Required work:
Pictures are to be left out. Copy exactly the lines from the one containing "Write a Python" to the one containing "periods = np.arange(1, 101)", both ends kept.

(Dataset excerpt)

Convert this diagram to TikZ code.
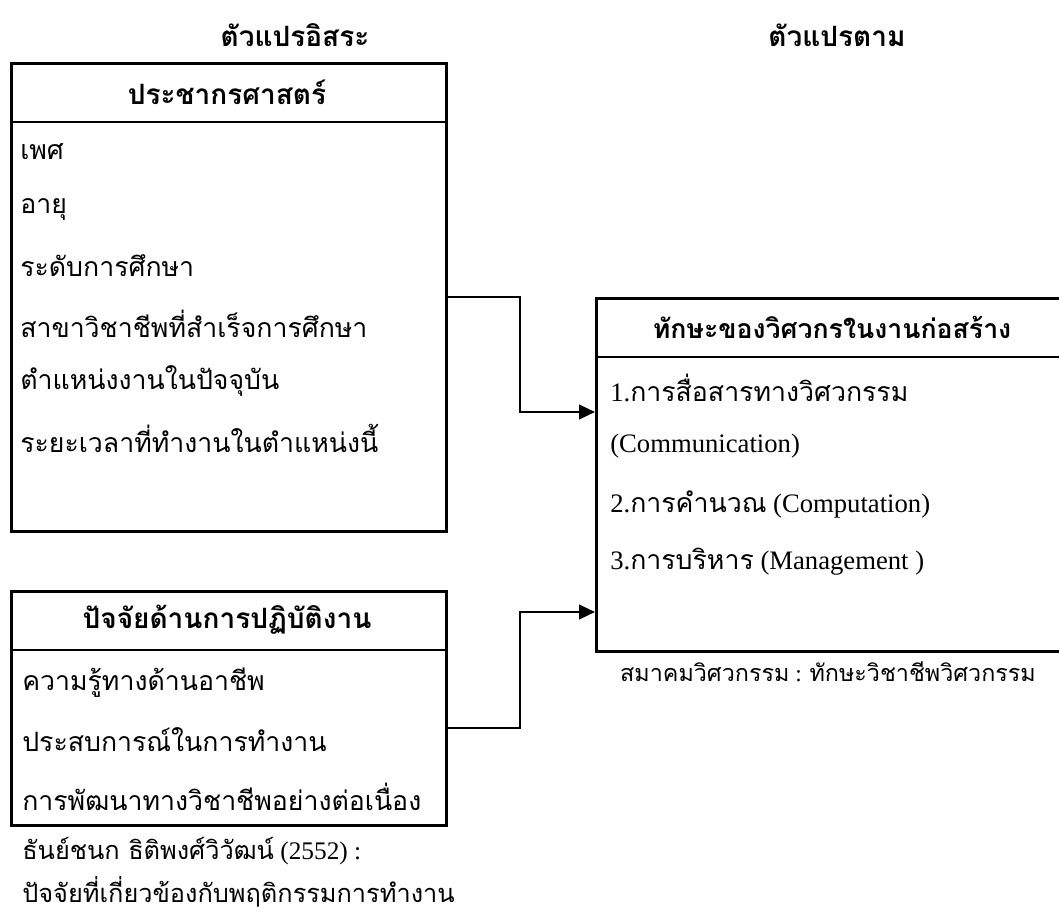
\documentclass[tikz,border=0pt]{standalone}
\usepackage{fontspec}
\setmainfont{Liberation Serif}
\newfontfamily\thaifont[Script=Thai]{Loma}
\usetikzlibrary{arrows.meta}
\newcommand{\T}[1]{{\thaifont #1}}
\begin{document}
\begin{tikzpicture}[x=0.75pt,y=-0.75pt,
  box/.style={draw,line width=2pt,inner sep=0pt,anchor=north west},
  divider/.style={line width=2pt},
  item/.style={anchor=west,inner sep=0pt,font=\fontsize{20}{24}\selectfont},
  head/.style={inner sep=0pt,font=\fontsize{21}{25}\selectfont\bfseries},
  arr/.style={line width=1.6pt,-{Triangle[length=12pt,width=11pt]}}]
\useasboundingbox (0,0) rectangle (1059,916);
% titles
\node[head] (t1) at (295,35) {\T{ตัวแปรอิสระ}};
\node[head] (t2) at (837,35) {\T{ตัวแปรตาม}};
% boxes
\node[box,minimum width=326.25pt,minimum height=351pt] (b1) at (10,62) {};
\node[box,minimum width=326.25pt,minimum height=175.5pt] (b2) at (10,590) {};
\node[box,minimum width=355.5pt,minimum height=264.75pt] (b3) at (595,297) {};
\coordinate (d1) at (0,122);
\coordinate (d2) at (0,650);
\coordinate (d3) at (0,357);
\draw[divider] (b1.west |- d1) -- (b1.east |- d1);
\draw[divider] (b2.west |- d2) -- (b2.east |- d2);
\draw[divider] (b3.west |- d3) -- (b3.east |- d3);
% headers
\node[head] (h1) at (227,92) {\T{ประชากรศาสตร์}};
\node[head] (h2) at (227,620) {\T{ปัจจัยด้านการปฏิบัติงาน}};
\node[head,font=\fontsize{20}{24}\selectfont\bfseries] (h3) at (832,327) {\T{ทักษะของวิศวกรในงานก่อสร้าง}};
% box 1 items
\node[item] (i11) at (20,152) {\T{เพศ}};
\node[item] (i12) at (20,209) {\T{อายุ}};
\node[item] (i13) at (20,266) {\T{ระดับการศึกษา}};
\node[item] (i14) at (20,324) {\T{สาขาวิชาชีพที่สำเร็จการศึกษา}};
\node[item] (i15) at (20,381) {\T{ตำแหน่งงานในปัจจุบัน}};
\node[item] (i16) at (20,438) {\T{ระยะเวลาที่ทำงานในตำแหน่งนี้}};
% box 2 items
\node[item] (i21) at (22,683) {\T{ความรู้ทางด้านอาชีพ}};
\node[item] (i22) at (22,740) {\T{ประสบการณ์ในการทำงาน}};
\node[item] (i23) at (22,797) {\T{การพัฒนาทางวิชาชีพอย่างต่อเนื่อง}};
% box 3 items
\node[item] (i31) at (610,388) {1.\T{การสื่อสารทางวิศวกรรม}};
\node[item] (i32) at (610,446) {(Communication)};
\node[item] (i33) at (610,504) {2.\T{การคำนวณ} (Computation)};
\node[item] (i34) at (610,562) {3.\T{การบริหาร} (Management )};
% captions
\node[item,font=\fontsize{19}{23}\selectfont] (c1) at (22,851) {\T{ธันย์ชนก ธิติพงศ์วิวัฒน์} (2552) :};
\node[item,font=\fontsize{19}{23}\selectfont] (c2) at (22,892) {\T{ปัจจัยที่เกี่ยวข้องกับพฤติกรรมการทำงาน}};
\node[inner sep=0pt,font=\fontsize{17.5}{21}\selectfont] (c3) at (828,672) {\T{สมาคมวิศวกรรม} : \T{ทักษะวิชาชีพวิศวกรรม}};
% connectors
\coordinate (y1) at (0,297);
\coordinate (y2) at (0,412);
\coordinate (y3) at (0,728);
\coordinate (y4) at (0,612);
\coordinate (xm) at (520,0);
\draw[arr] (b1.east |- y1) -- (xm |- y1) -- (xm |- y2) -- (b3.west |- y2);
\draw[arr] (b2.east |- y3) -- (xm |- y3) -- (xm |- y4) -- (b3.west |- y4);
\end{tikzpicture}
\end{document}
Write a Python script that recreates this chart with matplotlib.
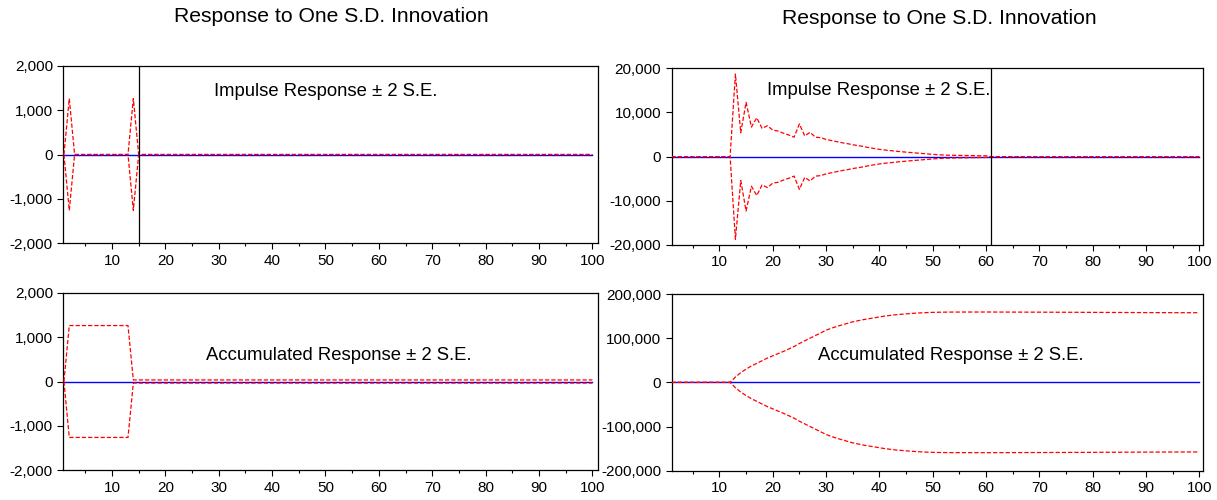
import numpy as np
import matplotlib
matplotlib.use("Agg")
import matplotlib.pyplot as plt
from matplotlib.ticker import FuncFormatter, MultipleLocator

plt.rcParams['font.family'] = ['Liberation Sans', 'DejaVu Sans']

# Forecast horizon (periods 1..100)
periods = np.arange(1, 101)

# Point responses (all flat at zero)
resp_left_impulse = [0.0] * 100
resp_left_accum = [0.0] * 100
resp_right_impulse = [0.0] * 100
resp_right_accum = [0.0] * 100

# Two standard-error half-widths, left shock
se2_left_impulse = ([0, 1260] + [0] * 11 + [1260] + [0] * 86)
se2_left_accum = ([0] + [1260] * 12 + [35] * 87)

# Two standard-error half-widths, right shock (impulse)
se2_right_impulse = (
    [0] * 12 +
    [18700, 5400, 12300, 6700, 8800, 6400, 7000, 6000, 5800, 5300,
     4900, 4400, 7400, 4700, 5500, 4400, 4300, 3900, 3650, 3400,
     3150, 2950, 2700, 2500, 2300, 2050, 1850, 1650, 1500, 1380,
     1250, 1130, 1020, 920, 820, 720, 620, 520, 430, 370,
     330, 300, 280, 260, 240, 220, 200, 190] +
    [0] * 40
)

# Two standard-error half-widths, right shock (accumulated)
se2_right_accum = (
    [0] * 12 +
    [12000, 22000, 30000, 37000, 43000, 49000, 55000, 60000, 65000, 70000,
     75500, 81000, 88000, 94000, 100000, 106000, 112000, 118000, 122500, 126500,
     130000, 133500, 137000, 139500, 142000, 144000, 146000, 148000, 150000, 151500,
     153000, 154000, 155000, 156000, 156800, 157400, 158000, 158400, 158700, 158900,
     159000, 159100, 159100, 159200, 159200, 159200, 159200, 159200] +
    [159200, 159100, 159100, 159100, 159000, 159000, 159000, 158900, 158900, 158900,
     158800, 158800, 158700, 158700, 158700, 158600, 158600, 158500, 158500, 158400,
     158400, 158300, 158300, 158200, 158200, 158100, 158100, 158000, 158000, 157900,
     157900, 157800, 157800, 157800, 157700, 157700, 157700, 157600, 157600, 157600]
)

titles = ["Response to One S.D. Innovation", "Response to One S.D. Innovation"]
panel_labels = ["Impulse Response \u00b1 2 S.E.", "Accumulated Response \u00b1 2 S.E."]
x_ticks = [10, 20, 30, 40, 50, 60, 70, 80, 90, 100]

W, H = 1217, 500
fig = plt.figure(figsize=(W / 100, H / 100), dpi=100)


def add_px_axes(x0, x1, ytop, ybot):
    return fig.add_axes([x0 / W, 1 - ybot / H, (x1 - x0) / W, (ybot - ytop) / H])


comma_fmt = FuncFormatter(lambda v, p: f"{int(round(v)):,}")


def draw_panel(ax, resp, se2, xlim, ylim, ystep, vline=None):
    resp = np.asarray(resp, dtype=float)
    se2 = np.asarray(se2, dtype=float)
    ax.plot(periods, resp, color='#0000ff', lw=1.0, zorder=2)
    dash = (0, (3.4, 1.6))
    ax.plot(periods, resp + se2, color='#ff0000', lw=0.9, ls=dash, zorder=3)
    ax.plot(periods, resp - se2, color='#ff0000', lw=0.9, ls=dash, zorder=3)
    if vline is not None:
        ax.axvline(vline, color='black', lw=0.9, zorder=4)
    ax.set_xlim(*xlim)
    ax.set_ylim(*ylim)
    ax.set_xticks(x_ticks)
    ax.xaxis.set_minor_locator(MultipleLocator(5))
    ax.yaxis.set_major_locator(MultipleLocator(ystep))
    ax.yaxis.set_major_formatter(comma_fmt)
    ax.tick_params(axis='x', which='major', direction='out', length=4.5, width=0.8,
                   pad=3.0, labelsize=11.0, bottom=True, top=False)
    ax.tick_params(axis='x', which='minor', direction='out', length=2.5, width=0.8,
                   bottom=True, top=False)
    ax.tick_params(axis='y', which='major', direction='out', length=4.5, width=0.8,
                   pad=3.0, labelsize=11.0, left=True, right=False)
    for s in ax.spines.values():
        s.set_linewidth(0.9)
        s.set_color('black')


ax_lt = add_px_axes(63.3, 597.7, 65.7, 243.3)
ax_lb = add_px_axes(63.3, 597.7, 292.7, 470.3)
ax_rt = add_px_axes(671.7, 1203.3, 68.3, 245.0)
ax_rb = add_px_axes(671.7, 1203.3, 294.0, 470.7)

draw_panel(ax_lt, resp_left_impulse, se2_left_impulse, (0.88, 101.0), (-2000, 2000), 1000, vline=15)
draw_panel(ax_lb, resp_left_accum, se2_left_accum, (0.88, 101.0), (-2000, 2000), 1000)
draw_panel(ax_rt, resp_right_impulse, se2_right_impulse, (1.05, 100.75), (-20000, 20000), 10000, vline=61)
draw_panel(ax_rb, resp_right_accum, se2_right_accum, (1.05, 100.75), (-200000, 200000), 100000)

# Column titles
fig.text(331 / W, 1 - 17 / H, titles[0], ha='center', va='center', fontsize=15.2)
fig.text(939 / W, 1 - 19 / H, titles[1], ha='center', va='center', fontsize=15.2)

# Panel captions
fig.text(326 / W, 1 - 92 / H, panel_labels[0], ha='center', va='center', fontsize=13.3)
fig.text(879 / W, 1 - 91 / H, panel_labels[0], ha='center', va='center', fontsize=13.3)
fig.text(339 / W, 1 - 356 / H, panel_labels[1], ha='center', va='center', fontsize=13.3)
fig.text(951 / W, 1 - 355 / H, panel_labels[1], ha='center', va='center', fontsize=13.3)

fig.savefig("out.png", dpi=100, facecolor='white')
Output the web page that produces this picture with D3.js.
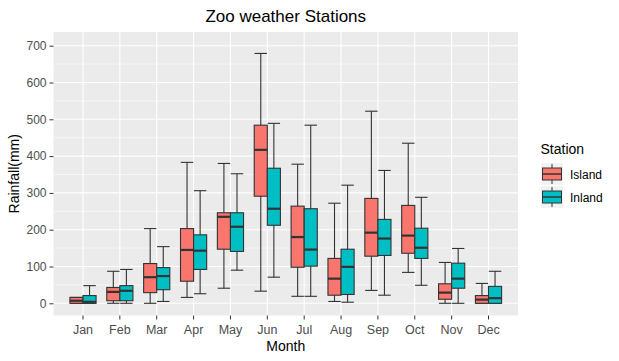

Solution to the exercise:
Write a Python script that recreates this chart with matplotlib.
import numpy as np
import matplotlib
matplotlib.use("Agg")
import matplotlib.pyplot as plt
from matplotlib.ticker import FuncFormatter, MultipleLocator

plt.rcParams['font.family'] = ['Liberation Sans', 'DejaVu Sans']

# Forecast horizon (periods 1..100)
periods = np.arange(1, 101)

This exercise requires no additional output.